## SHORT TASK
Write out each line word for word. Drop pictures.

### RAW DATA

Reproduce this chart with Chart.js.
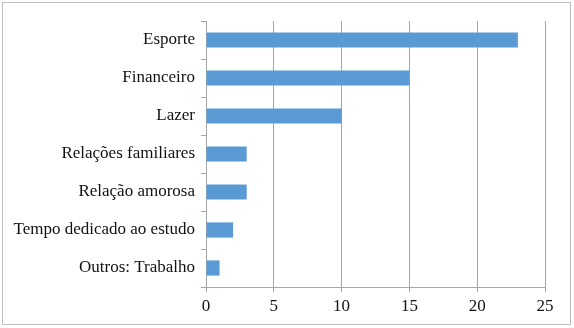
<!DOCTYPE html>
<html><head><meta charset="utf-8">
<script src="https://cdn.jsdelivr.net/npm/chart.js@4/dist/chart.umd.min.js"></script>
<style>html,body{margin:0;padding:0;background:#fff}#wrap{width:574px;height:328px;position:relative}</style>
</head><body><div id="wrap"><canvas id="c" width="574" height="328"></canvas></div>
<script>
const categories = ["Esporte","Financeiro","Lazer","Relações familiares","Relação amorosa","Tempo dedicado ao estudo","Outros: Trabalho"];
const values = [23,15,10,3,3,2,1];
const xTicks = [0,5,10,15,20,25];

const borderPlugin = {
  id:'outerBorder',
  beforeDraw(chart){
    const ctx = chart.ctx;
    ctx.save();
    ctx.fillStyle='#fff';
    ctx.fillRect(0,0,chart.width,chart.height);
    ctx.strokeStyle='#bfbfbf';
    ctx.lineWidth=1;
    ctx.strokeRect(2.5,2.5,568,322);
    ctx.restore();
  }
};

new Chart(document.getElementById('c'),{
  type:'bar',
  data:{labels:categories,datasets:[{data:values,backgroundColor:'#5B9BD5',borderWidth:0,barPercentage:0.4,categoryPercentage:1}]},
  options:{
    indexAxis:'y',responsive:false,animation:false,devicePixelRatio:1,
    layout:{padding:{left:0,top:21,right:29,bottom:0}},
    plugins:{legend:{display:false},tooltip:{enabled:false}},
    scales:{
      x:{min:0,max:25,
        afterBuildTicks(s){s.ticks=xTicks.map(v=>({value:v}));},
        afterFit(s){s.height=41;},
        grid:{color:'#a6a6a6',lineWidth:1,tickLength:5,drawTicks:true},
        border:{display:true,color:'#a6a6a6'},
        ticks:{color:'#111',font:{family:'"Liberation Serif"',size:17},padding:4}
      },
      y:{
        afterFit(s){s.width=206;},
        grid:{offset:true,drawOnChartArea:false,color:'#a6a6a6',tickLength:5},
        border:{display:true,color:'#a6a6a6'},
        ticks:{color:'#111',font:{family:'"Liberation Serif"',size:17},padding:6}
      }
    }
  },
  plugins:[borderPlugin]
});
</script></body></html>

######

## PROBLEM SOLUTION
Reproduce this chart with Chart.js.
<!DOCTYPE html>
<html><head><meta charset="utf-8">
<script src="https://cdn.jsdelivr.net/npm/chart.js@4/dist/chart.umd.min.js"></script>
<style>html,body{margin:0;padding:0;background:#fff}#wrap{width:574px;height:328px;position:relative}</style>
</head><body><div id="wrap"><canvas id="c" width="574" height="328"></canvas></div>
<script>
const categories = ["Esporte","Financeiro","Lazer","Relações familiares","Relação amorosa","Tempo dedicado ao estudo","Outros: Trabalho"];
const values = [23,15,10,3,3,2,1];
const xTicks = [0,5,10,15,20,25];

const borderPlugin = {
  id:'outerBorder',
  beforeDraw(chart){
    const ctx = chart.ctx;
    ctx.save();
    ctx.fillStyle='#fff';
    ctx.fillRect(0,0,chart.width,chart.height);
    ctx.strokeStyle='#bfbfbf';
    ctx.lineWidth=1;
    ctx.strokeRect(2.5,2.5,568,322);
    ctx.restore();
  }
};

new Chart(document.getElementById('c'),{
  type:'bar',
  data:{labels:categories,datasets:[{data:values,backgroundColor:'#5B9BD5',borderWidth:0,barPercentage:0.4,categoryPercentage:1}]},
  options:{
    indexAxis:'y',responsive:false,animation:false,devicePixelRatio:1,
    layout:{padding:{left:0,top:21,right:29,bottom:0}},
    plugins:{legend:{display:false},tooltip:{enabled:false}},
    scales:{
      x:{min:0,max:25,
        afterBuildTicks(s){s.ticks=xTicks.map(v=>({value:v}));},
        afterFit(s){s.height=41;},
        grid:{color:'#a6a6a6',lineWidth:1,tickLength:5,drawTicks:true},
        border:{display:true,color:'#a6a6a6'},
        ticks:{color:'#111',font:{family:'"Liberation Serif"',size:17},padding:4}
      },
      y:{
        afterFit(s){s.width=206;},
        grid:{offset:true,drawOnChartArea:false,color:'#a6a6a6',tickLength:5},
        border:{display:true,color:'#a6a6a6'},
        ticks:{color:'#111',font:{family:'"Liberation Serif"',size:17},padding:6}
      }
    }
  },
  plugins:[borderPlugin]
});
</script></body></html>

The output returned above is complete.